By Zach Zarnow

The United Nations Building in New York.

A report by human rights experts for the UN Human Rights Council has found that the use of secret detention has become a widespread tactic in anti-terrorism policies and has led to violations of human rights and international law. The report is the result of almost a year of work by experts commissioned by the Council and draws on responses to detailed questionnaires by 44 states as well testimony from 30 individuals who were victims of secret detention or are family members or legal counsel to those who were victims. The report, which will be presented to the Council in March, concludes that “secret detention is irreconcilably in violation of international human rights law including during states of emergency and armed conflict.”

Secret detention seriously affects detainees and their families. According to the report, “many victims feel that the secret detention has ‘stolen’ years of their lives and left indelible traces, often in terms of loss of their jobs and frequently their health.” Families also suffer because they are usually unaware even of their relative’s capture, let alone his location, legal status, or health condition.

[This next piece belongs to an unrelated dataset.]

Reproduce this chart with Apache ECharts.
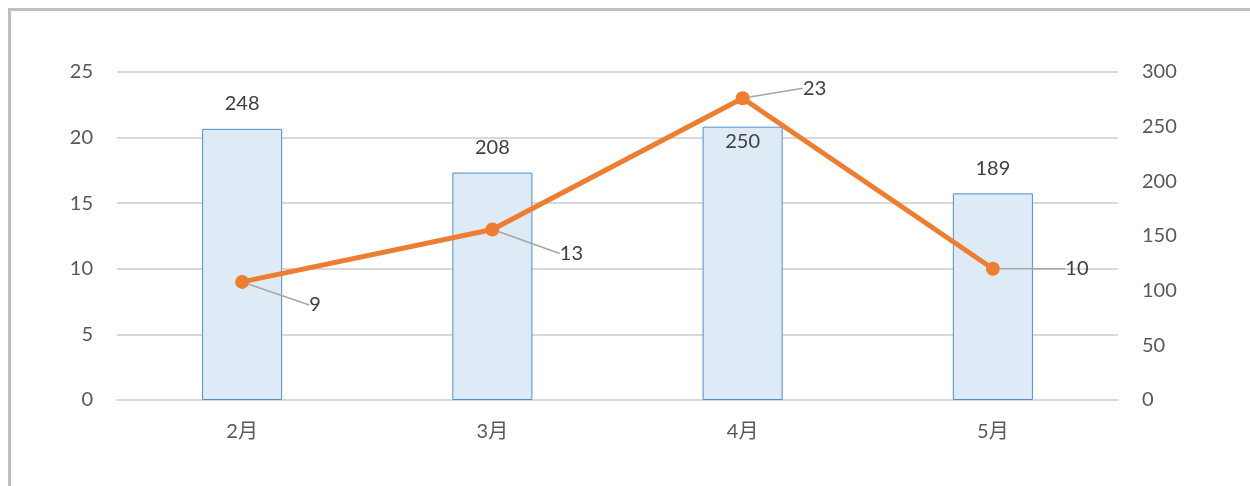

The use of secret detention is not a new, nor is its illegality. The Nazis carried out secret detentions in the 1930s and 1940s. In the 1970s and 1980s, Latin American dictatorships often caused political opposition to disappear, as did the former Soviet Union. Now, when the perceived threat from global terrorism is at the forefront of many world leaders’ concerns, secret detentions have once again become pervasive. The report notes that in spite of international law, “the practice of secret detention in the context of countering terrorism is widespread and has been reinvigorated by the so-called global war on terror.” The practice has evolved in this context of the war on terror. It not only includes secret detention facilities, but also declarations of a state of emergency or the practice of “administrative detention,” both of which allow for prolonged detention.

Dozens of states in every region of the world are implicated in the report as carrying out secret detentions. The governments of Algeria, China, Egypt, India, Iran, Russia, Sri, Lanka, Sudan, and Zimbabwe have all been accused of using secret detention facilities to hold political opponents or perceived security risks. The United States is singled out for its leading role in the practice, especially in reference to the Guantanamo Bay facility and the Central Intelligence Agency’s use of allies and “black sites” to keep detained terror suspects outside the jurisdiction of domestic courts. The report says that the CIA transferred many terror suspects to Djibouti, Ethiopia, Egypt, Jordan, Pakistan, Morocco, and Syria, as well as Thailand, Romania, and Poland.

States not directly implicated in carrying out secret detentions have been accused of facilitating the practice in violation of international and domestic law. Amnesty International says that the Irish government lied to UN researchers about its role in assisting CIA renditions. Amnesty claims that Ireland’s tacit role “is not just about transferring prisoners through Irish airspace, it is about making rendition possible by allowing Shannon [airport] to be used as a launching pad for CIA operations.” The United Kingdom has also been accused of tacit participation in secret renditions, charges the UK denies. The report claims that the UK gave interrogators questions to be asked and received information about detainees that were being held in secret prisons.

The report has found that secret detention should be explicitly prohibited. Even during armed conflict, the report concludes that countries should disclose the location of all detention facilities to the International Committee of the Red Cross. The Committee needs to be able to “assess the conditions of detention and treatment and facilitate the exchange of family news between the person detained and the relatives who are concerned about the safety and the well being of the person.” The report also recommends that judicial remedies be embraced to allow reparations and rehabilitation to victims and their families.